There is also a fortification nearby, Paleokastro, which dates back to the 4th century BC which might have been the ancient capital of Nissyros.
Yet another castle is the Kastro of the Knights of St. John.
The volcano Polyvotis lies on the Lakka plateau, and has a diameter of 260m and is 30m deep.
At Loutra there are hot, supposedly healing, wells.
There are also some wonderful villages here: Nikia and Emborio are definitely must sees.
Nisyros is the youngest of the large volcanic centers in Greece and is included along with Methana, Milos and Santorini as one of the active volcanoes in Greece. The oldest rock formations are 160,000 years old, while the youngest (prehistoric) are 15,000 years old and cover the entire island. Most of Nisyros is mountainous, volcanic and very fertile. The island is composed of volcanic rock formations, with swelled elevations that were formed by previous volcanic activities. The various rock formations, (basalt etc.) have been used for the construction of various buildings such as the Palaiokastro and the bell tower of the Church of St. John the Theologian just outside Nikea. The base of the island has been formed by lava. The rocks are covered by pyroclastic deposits and volcanic mud. Two possible eruptions occurred several millennia ago, around 25,000 years back.
A large depression occurred in the astern part half way across the island.
The western crown of this depression forms the highest peak of the island.
The peak of Saint John is in the eastern part of the depression and is about 100 m above sea level. In 1956 schisms emitting smoke were noted in the ground next to the western and southern sides of Rammos.

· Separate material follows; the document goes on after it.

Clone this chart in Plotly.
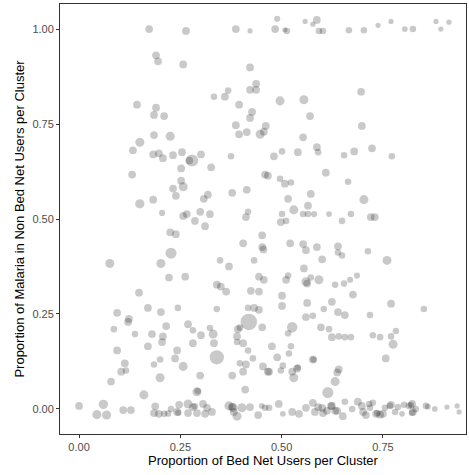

It is possible that the volcano erupted in 1442. In 1872, an eruption occurred that was accompanied by earthquakes, backfiring and red and yellow flames. Ash and other elements erupted and covered the ground of Rammos. During the eruption of 1873, a crater of about 6 to 7 meters was formed and ash and mud spewed out. The ground of the areas of Lakkoi and Rammos were transformed into a lake with hot salty water, the water that spilled out of the crater. The most recent violent eruption was in 1888 which formed a cylindrical aqueduct of volcanic elements with a diameter of at least 25 meters.
The largest crater of the volcano, named Polivotis, has a diameter of 260 m and 30 m depth. There are another 5 younger craters in the region, the largest of which is Stefanos with a diameter of 30 m and a 30 m depth. The volcano also surrounds a valley 2,400 m in length and 950 m wide.